Bildquelle: toxic.fm / Leonie Herde
Das Stück «Gott» im Theater St.Gallen behandelt das Thema selbstbestimmter Tod. Dabei wird auch das Publikum in die Diskussion miteinbezogen. Ist es richtig, einer gesunden Frau beim Suizid zu helfen?
Elisabeth Gärtner will sterben. Sie ist bei guter Gesundheit und leidet auch nicht an Schmerzen. Seit dem Tod ihres Partners kann sie sich jedoch nicht mehr am Leben erfreuen. Sie bittet ihre Ärztin um das tödliche Medikament Natrium-Pentobarbital, das auch in der Sterbehilfe eingesetzt wird. Die Ärztin will Frau Gärtner aber diesen Wunsch nicht erfüllen. Sie findet es nicht richtig, einer gesunden Frau beim Sterben zu helfen. Der Fall wird in einem Ethikrat diskutiert. Dabei werden ethisch-moralische Fragen aufgeworfen: Dürfen Ärzte Beihilfe zum Suizid leisten? Wem gehört unser Leben? Spielt es eine Rolle, ob die sterbewillige Person alt oder jung, gesund oder unheilbar krank ist?

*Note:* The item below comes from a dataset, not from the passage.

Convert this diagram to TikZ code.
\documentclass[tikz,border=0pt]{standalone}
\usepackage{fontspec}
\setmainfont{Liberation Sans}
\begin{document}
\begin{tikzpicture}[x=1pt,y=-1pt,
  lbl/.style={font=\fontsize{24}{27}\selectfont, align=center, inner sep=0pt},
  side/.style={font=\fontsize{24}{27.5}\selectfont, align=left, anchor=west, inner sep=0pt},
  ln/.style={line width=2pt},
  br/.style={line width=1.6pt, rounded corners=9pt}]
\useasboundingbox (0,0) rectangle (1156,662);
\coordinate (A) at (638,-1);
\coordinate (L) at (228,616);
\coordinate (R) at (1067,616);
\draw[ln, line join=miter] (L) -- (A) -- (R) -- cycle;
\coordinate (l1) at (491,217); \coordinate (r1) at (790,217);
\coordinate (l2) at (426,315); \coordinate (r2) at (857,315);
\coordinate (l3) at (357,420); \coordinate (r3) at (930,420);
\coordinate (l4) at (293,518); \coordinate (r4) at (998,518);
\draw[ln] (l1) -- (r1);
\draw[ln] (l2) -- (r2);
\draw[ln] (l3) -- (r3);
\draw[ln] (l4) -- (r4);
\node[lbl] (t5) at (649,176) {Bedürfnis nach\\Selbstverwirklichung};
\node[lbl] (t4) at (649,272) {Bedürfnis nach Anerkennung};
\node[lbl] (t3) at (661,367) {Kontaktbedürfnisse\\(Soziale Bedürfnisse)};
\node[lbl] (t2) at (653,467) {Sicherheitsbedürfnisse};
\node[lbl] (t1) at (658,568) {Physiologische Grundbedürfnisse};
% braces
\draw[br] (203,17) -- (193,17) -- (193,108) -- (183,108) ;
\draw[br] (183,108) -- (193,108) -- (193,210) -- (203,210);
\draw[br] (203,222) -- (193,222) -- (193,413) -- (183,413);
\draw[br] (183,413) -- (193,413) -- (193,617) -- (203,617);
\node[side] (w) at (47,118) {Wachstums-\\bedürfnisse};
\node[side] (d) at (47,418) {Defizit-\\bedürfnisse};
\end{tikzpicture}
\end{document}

Anpassung an Schweizer Recht
Das Stück von Ferdinand Schirach musste für die Inszenierung in St.Gallen ans Schweizer Recht angepasst werden. Die Sterbehilfe in der Schweiz ist gesetzlich erlaubt und in der Gesellschaft akzeptierter als in Deutschland. Die Rolle der Juristin, die in der St.Galler Version von der Uni Zürich kommt, musste deshalb neu geschrieben werden. Das Publikum erfährt so einiges über die Praxis der Sterbehilfe. Ausserdem lassen die verschiedenen Argumente auch diejenigen zweifeln, die eine klare Meinung zum Thema selbstbestimmter Tod zu haben glauben. Als Sachverständige im Ethikrat werden neben einer Juristin auch ein Vertreter des Ärzteverbandes und ein Priester eingeladen. Beide sind vehement gegen die Beihilfe zum Suizid. Im Schlagabtausch mit dem Anwalt von Elisabeth Gärtner versuchen sie Ihre Argumente durchzusetzen.
Das Publikum entscheidet
Gegen Ende des Stücks, spricht die Vorsitzende des Ethikrates das Publikum direkt an: «Wie würden Sie entscheiden?» Das ganze Publikum wird in den Ethikrat miteinbezogen und soll eine Entscheidung fällen. Die abschliessenden Reden des Anwalts von Frau Gärtner und dem befragten Mediziner wirken wie Schlussplädoyers im Gerichtssaal. Das Publikum wird zu den Geschworenen. Wie zur Verstärkung wird langsam das Saallicht aufgedreht und das Publikum beginnt leise zu tuscheln. Schliesslich stimmt das St.Galler Publikum an der Premiere mit 62 % für einen selbstbestimmten Tod von Frau Gärtner.
Die Schauspielerin Heidi Maria Glössner hat zum Thema selbstbestimmter Tod eine klare Meinung: «Ich finde wir haben ein Recht auf unser eigenes Leben, aber genauso haben wir ein Recht auf unseren eigenen Tod.» Sie spielt Elisabeth Gärtner und kann sich sehr gut in die Rolle hineinversetzen. Die Resultate aller Aufführungen und auch aller anderen Inszenierungen im In- und Ausland werden auf der Webseite gott.theater aufgeschaltet. Bis jetzt (Stand: 21.12.2023) finden 61,7 % aller Zuschauenden, dass Frau Gärtner das tödliche Medikament erhalten soll. Im Theater St.Gallen wird das Stück «Gott» noch neun Mal bis im nächsten März aufgeführt.